Mathematical Analysis of the Maltus Population Model in a Variable Environment

Abstract

The construction and application of mathematical models is the main means of knowledge of each science. Currently mathematical models along with physical and chemical are a powerful tool in the study of biological problems. One of the main elements in the construction of mathematical models describing the dynamics of the isolated population is to take info account the population under the influence of factors of different nature. Balance considerations underlie the construction of both discrete and continuous mathematical models of population dynamics. If the development of the population is carried out synchronously then it is convenient to use discrete models to describe its dynamics.
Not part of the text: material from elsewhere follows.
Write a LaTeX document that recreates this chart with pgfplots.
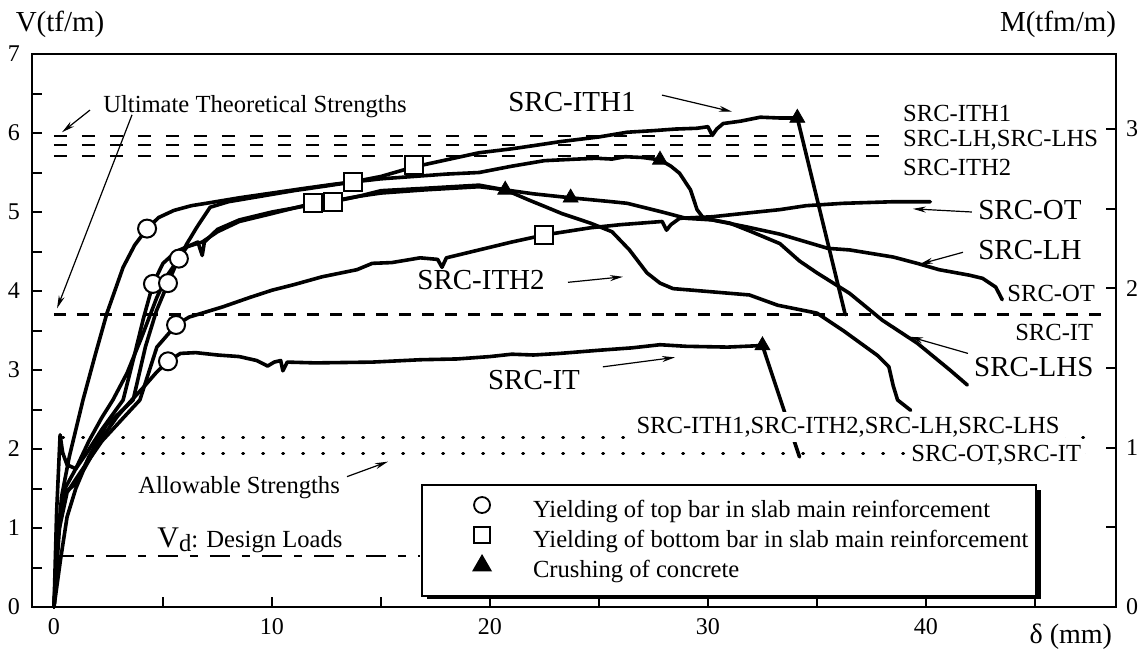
\documentclass[border=0pt]{standalone}
\usepackage{fontspec}
\setmainfont{Liberation Serif}
\usepackage{pgfplots}
\pgfplotsset{compat=1.18}
\usetikzlibrary{arrows.meta}
\newcommand{\fs}{\fontsize{12.3}{14}\selectfont}
\newcommand{\fl}{\fontsize{14.5}{16}\selectfont}
\newcommand{\ftick}{\fontsize{12}{14}\selectfont}
\tikzset{curve/.style={black, line width=1.8pt, line join=round, line cap=round, mark=none},
  arr/.style={black, line width=0.6pt, -{Stealth[length=6.5pt,width=3pt]}}}
\begin{document}
\begin{tikzpicture}
\useasboundingbox (-16pt,-23pt) rectangle (555.5pt,303.5pt);
\begin{axis}[
  at={(0pt,0pt)}, anchor=south west,
  scale only axis, width=542pt, height=276.5pt,
  xmin=-1.009, xmax=48.72, ymin=0, ymax=7,
  clip=false,
  axis line style={line width=1.2pt},
  xtick={0,10,20,30,40}, minor xtick={5,15,25,35,45},
  ytick={0,1,...,7}, minor ytick={0.5,1.5,...,6.5},
  xtick pos=left, ytick pos=left, tick align=inside,
  major tick length=5pt, minor tick length=5pt,
  tick style={black, line width=1pt},
  tick label style={font=\ftick},
  /pgf/number format/assume math mode=true,
  xticklabel style={yshift=-2pt},
  yticklabel style={xshift=-2.5pt},
  legend cell align=left,
  legend style={at={(0.3589,0.2224)}, anchor=north west, draw=black, line width=1pt,
    fill=white, inner xsep=4pt, inner ysep=5pt, font=\fs, row sep=0pt, column sep=2pt,
    nodes={inner sep=0pt, text height=10pt, text depth=4pt}},
]
% reference strength lines
\addplot[forget plot, black, line width=1pt, dash pattern=on 6.5pt off 7.5pt] coordinates {(0,5.96) (38.3,5.96)};
\addplot[forget plot, black, line width=1pt, dash pattern=on 6.5pt off 7.5pt] coordinates {(0,5.85) (38.3,5.85)};
\addplot[forget plot, black, line width=1pt, dash pattern=on 6.5pt off 7.5pt] coordinates {(0,5.71) (38.3,5.71)};
\addplot[forget plot, black, line width=1.7pt, dash pattern=on 6pt off 5.5pt] coordinates {(0,3.70) (48.35,3.70)};
\addplot[forget plot, black, line width=1.5pt, line cap=round, dash pattern=on 0.4pt off 9.6pt] coordinates {(0.4,2.14) (48.1,2.14)};
\addplot[forget plot, black, line width=1.5pt, line cap=round, dash pattern=on 0.4pt off 9.6pt] coordinates {(0.4,1.94) (48.1,1.94)};
\addplot[forget plot, black, line width=0.9pt, dash pattern=on 10pt off 6pt on 4pt off 6pt] coordinates {(0,0.65) (16.8,0.65)};

% SRC-ITH1
\addplot[forget plot, curve] coordinates {(0,0) (0.15,0.8) (0.35,1.4) (0.7,1.9) (1.33,2.62) (1.9,3.2) (2.43,3.72) (3.17,4.3) (3.7,4.58) (4.27,4.79) (4.8,4.93) (5.5,5.02) (6.3,5.08) (7.2,5.12) (8.5,5.18) (10,5.24) (11.5,5.3) (12.8,5.35) (13.7,5.38) (15,5.45) (16.5,5.57) (18,5.66) (19.5,5.75) (21,5.8) (22,5.84) (23.2,5.89) (24.1,5.92) (25,5.95) (26.3,6.01) (27.5,6.03) (28.5,6.05) (29.5,6.06) (30.0,6.08) (30.2,5.97) (30.4,6.05) (30.7,6.12) (31.5,6.15) (32.4,6.2) (33.3,6.19) (34.1,6.19) (36.3,3.70)};
% SRC-LHS
\addplot[forget plot, curve] coordinates {(0,0) (0.2,0.9) (0.5,1.5) (1.0,1.75) (1.6,2.1) (2.2,2.4) (2.7,2.62) (3.35,2.96) (4.0,3.4) (4.72,3.92) (5.2,4.2) (5.73,4.41) (6.1,4.6) (6.56,4.81) (7.16,5.06) (8,5.13) (9.5,5.2) (11,5.27) (12.5,5.33) (13.7,5.38) (15,5.42) (16.5,5.45) (18,5.48) (19.5,5.5) (21,5.58) (22.5,5.65) (24,5.67) (24.9,5.68) (25.6,5.67) (26.2,5.7) (27,5.69) (27.8,5.66) (28.3,5.58) (28.7,5.49) (29.2,5.28) (29.5,5.03) (29.8,4.92) (31.0,4.86) (32,4.75) (33.3,4.6) (34.2,4.38) (35,4.23) (36.5,3.97) (38,3.63) (39.6,3.34) (41.1,3.0) (41.9,2.81)};
% SRC-ITH2
\addplot[forget plot, curve] coordinates {(0,0) (0.12,1.2) (0.28,2.18) (0.4,1.95) (0.6,1.8) (1.0,1.75) (1.5,1.95) (2.2,2.25) (3.17,2.62) (3.7,3.2) (4.1,3.65) (4.54,4.09) (5.0,4.35) (5.6,4.5) (6.1,4.56) (6.6,4.62) (6.8,4.45) (6.9,4.62) (7.5,4.78) (8.5,4.9) (10,5.0) (11.6,5.08) (12.8,5.13) (14,5.2) (15,5.27) (17,5.3) (19.5,5.34) (20.7,5.28) (21.8,5.15) (22.6,5.06) (23.3,4.98) (24.6,4.86) (25.6,4.75) (26.4,4.52) (27.2,4.23) (27.8,4.1) (28.4,4.03) (29.3,4.01) (31.9,3.95) (33.2,3.82) (35,3.72) (36.2,3.5) (37.2,3.3) (37.8,3.18) (38.3,3.04) (38.5,2.8) (38.7,2.62) (39.3,2.49)};
% SRC-LH
\addplot[forget plot, curve] coordinates {(0,0) (0.2,1.0) (0.5,1.45) (1.05,1.57) (1.6,1.9) (2.4,2.3) (3.63,2.62) (4.2,3.3) (4.7,3.75) (5.23,4.10) (5.7,4.4) (6.1,4.56) (6.8,4.62) (7.5,4.75) (8.5,4.88) (10,4.98) (11.88,5.11) (13,5.15) (14,5.2) (15,5.24) (17,5.28) (19.5,5.32) (20.7,5.28) (22,5.23) (23.7,5.18) (25.6,5.13) (26.3,5.11) (27.9,5.0) (29,4.92) (30.2,4.9) (31.8,4.81) (33.3,4.72) (35.5,4.54) (36.5,4.52) (38.5,4.43) (39.6,4.35) (40.6,4.27) (42.0,4.2) (42.6,4.16) (43.2,4.05) (43.5,3.89)};
% SRC-OT
\addplot[forget plot, curve] coordinates {(0,0) (0.25,1.0) (0.6,1.45) (1.2,1.7) (2.2,2.1) (3.2,2.4) (3.94,2.62) (4.72,3.29) (5.6,3.57) (6.2,3.67) (7.75,3.8) (9,3.92) (10,4.01) (11,4.08) (12.3,4.18) (13.9,4.27) (14.6,4.35) (15.5,4.36) (16.8,4.42) (17.6,4.4) (17.8,4.3) (18,4.42) (19.5,4.52) (21,4.62) (22.5,4.71) (24.6,4.8) (26,4.84) (27.9,4.88) (28.1,4.77) (28.3,4.84) (28.7,4.92) (30.2,4.94) (31.9,4.99) (33.3,5.03) (34.5,5.08) (36.2,5.11) (38.5,5.13) (40.2,5.13)};
% SRC-IT
\addplot[forget plot, curve] coordinates {(0,0) (0.3,0.6) (0.6,1.14) (1.0,1.5) (1.35,1.73) (2.1,2.1) (2.9,2.41) (3.5,2.6) (4.1,2.78) (4.7,2.97) (5.23,3.11) (5.8,3.21) (6.5,3.22) (7.5,3.19) (8.5,3.17) (9.3,3.12) (9.8,3.05) (10.1,3.1) (10.4,3.12) (10.5,2.99) (10.7,3.1) (12,3.09) (14.6,3.1) (16.8,3.13) (18.5,3.14) (20,3.17) (21,3.2) (22,3.19) (23.2,3.21) (25,3.25) (26.5,3.28) (27.8,3.32) (29,3.3) (30.9,3.29) (32.5,3.31) (34.2,1.9)};

% event markers
\addplot[forget plot, only marks, mark=*, mark size=4.5pt, mark options={fill=white, draw=black, line width=1pt}] coordinates {(4.27,4.79) (5.73,4.41) (4.54,4.09) (5.23,4.10) (5.6,3.57) (5.23,3.11)};
\addplot[forget plot, only marks, mark=square*, mark size=4.5pt, mark options={fill=white, draw=black, line width=1pt}] coordinates {(13.7,5.38) (11.88,5.11) (12.8,5.13) (16.5,5.59) (22.5,4.71)};
\addplot[forget plot, only marks, mark=triangle*, mark size=4.3pt, mark options={fill=black, draw=black}] coordinates {(34.1,6.19) (27.8,5.66) (20.7,5.28) (23.7,5.18) (32.5,3.31)};

% annotations
\node[font=\fs] at (axis cs:9.22,6.33) {Ultimate Theoretical Strengths};
\draw[arr] (axis cs:1.65,6.29) -- (axis cs:0.37,6.01);
\draw[arr] (axis cs:3.58,6.23) -- (axis cs:0.14,3.78);
\node[font=\fl] at (axis cs:23.76,6.39) {SRC-ITH1};
\draw[arr] (axis cs:27.89,6.48) -- (axis cs:31.10,6.27);
\node[font=\fl] at (axis cs:19.59,4.14) {SRC-ITH2};
\draw[arr] (axis cs:23.58,4.11) -- (axis cs:26.1,4.18);
\node[font=\fl] at (axis cs:22.02,2.87) {SRC-IT};
\draw[arr] (axis cs:25.18,3.04) -- (axis cs:28.49,3.16);
\node[font=\fl] at (axis cs:44.77,5.03) {SRC-OT};
\draw[arr] (axis cs:42.11,5.0) -- (axis cs:39.40,5.04);
\node[font=\fl] at (axis cs:44.77,4.52) {SRC-LH};
\draw[arr] (axis cs:41.7,4.49) -- (axis cs:39.72,4.34);
\node[font=\fl] at (axis cs:44.95,3.04) {SRC-LHS};
\draw[arr] (axis cs:41.93,3.21) -- (axis cs:39.27,3.42);
\node[font=\fs, anchor=west, inner sep=0pt] at (axis cs:38.94,6.25) {SRC-ITH1};
\node[font=\fs, anchor=west, inner sep=0pt] at (axis cs:38.94,5.91) {SRC-LH,SRC-LHS};
\node[font=\fs, anchor=west, inner sep=0pt] at (axis cs:38.94,5.57) {SRC-ITH2};
\node[font=\fs, anchor=west, inner sep=0pt] at (axis cs:43.72,3.97) {SRC-OT};
\node[font=\fs, anchor=west, inner sep=0pt] at (axis cs:44.08,3.48) {SRC-IT};
\node[font=\fs, anchor=base east, fill=white, inner sep=2.5pt] at (axis cs:46.38,2.20) {SRC-ITH1,SRC-ITH2,SRC-LH,SRC-LHS};
\node[font=\fs, anchor=west, fill=white, inner sep=2pt] at (axis cs:39.13,1.92) {SRC-OT,SRC-IT};
\node[font=\fs] at (axis cs:8.49,1.51) {Allowable Strengths};
\draw[arr] (axis cs:13.44,1.65) -- (axis cs:15.32,1.84);
\node[font=\fs] at (axis cs:8.99,0.85) {{\fontsize{15}{16}\selectfont V}\raisebox{-2pt}{d}: Design Loads};
\node[font=\fl] at (axis cs:0.28,7.37) {V(tf/m)};
\node[font=\fl] at (axis cs:46.06,7.37) {M(tfm/m)};
\node[font=\fontsize{14}{16}\selectfont] at (axis cs:46.65,-0.37) {δ (mm)};
% legend shadow
\fill[black] (axis cs:17.11,0.10) rectangle (axis cs:45.28,1.48);

% legend
\addlegendimage{legend image code/.code={\path (0pt,-1.5pt) (48.5pt,7.5pt); \draw[black,line width=0.9pt,fill=white] (25.5pt,3pt) circle (4pt);}}
\addlegendentry{Yielding of top bar in slab main reinforcement}
\addlegendimage{legend image code/.code={\path (0pt,-1.5pt) (48.5pt,7.5pt); \draw[black,line width=0.9pt,fill=white] (21.5pt,-1pt) rectangle (29.5pt,7pt);}}
\addlegendentry{Yielding of bottom bar in slab main reinforcement}
\addlegendimage{legend image code/.code={\path (0pt,-1.5pt) (48.5pt,7.5pt); \fill[black] (25.5pt,3pt) +(90:4.8pt) -- +(210:4.8pt) -- +(330:4.8pt) -- cycle;}}
\addlegendentry{Crushing of concrete}
\end{axis}
\begin{axis}[
  at={(0pt,0pt)}, anchor=south west,
  scale only axis, width=542pt, height=276.5pt,
  xmin=0, xmax=1, ymin=0, ymax=3.4705,
  axis x line=none, axis y line*=right,
  axis line style={line width=1.2pt, -},
  ytick={0,1,2,3}, minor ytick={0.5,1.5,2.5},
  tick align=inside,
  major tick length=5pt, minor tick length=5pt,
  tick style={black, line width=1pt},
  yticklabel style={font=\ftick, xshift=1.5pt},
  /pgf/number format/assume math mode=true,
]
\end{axis}
\end{tikzpicture}
\end{document}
At the same time, due to the fact that the death and birth of individuals is continuous, the use of discrete models in practice is limited. Therefore the most widely used in practice and deeply studied is a class of models based on ordinary differential equations. Therefore, the most widely used in practice and sufficiently deeply studied analytically is a class of models built on the basis of ordinary differential equations. The proposed work is devoted to the study of a constant population model of Malthus in a nonstationary environment for different values of the growth coefficient. Exact analytical solutions of the Cauchy problem are found. The schemes of identification of growth parameters on the basis of the interval between two consecutive divisions are constructed. Test calculations on the computer are carried out. Graphs of population size change are constructed. The obtained results allow us to conclude that the Malthus model describing the exponential phase of population development can describe in particular the logistic process of continuous growth.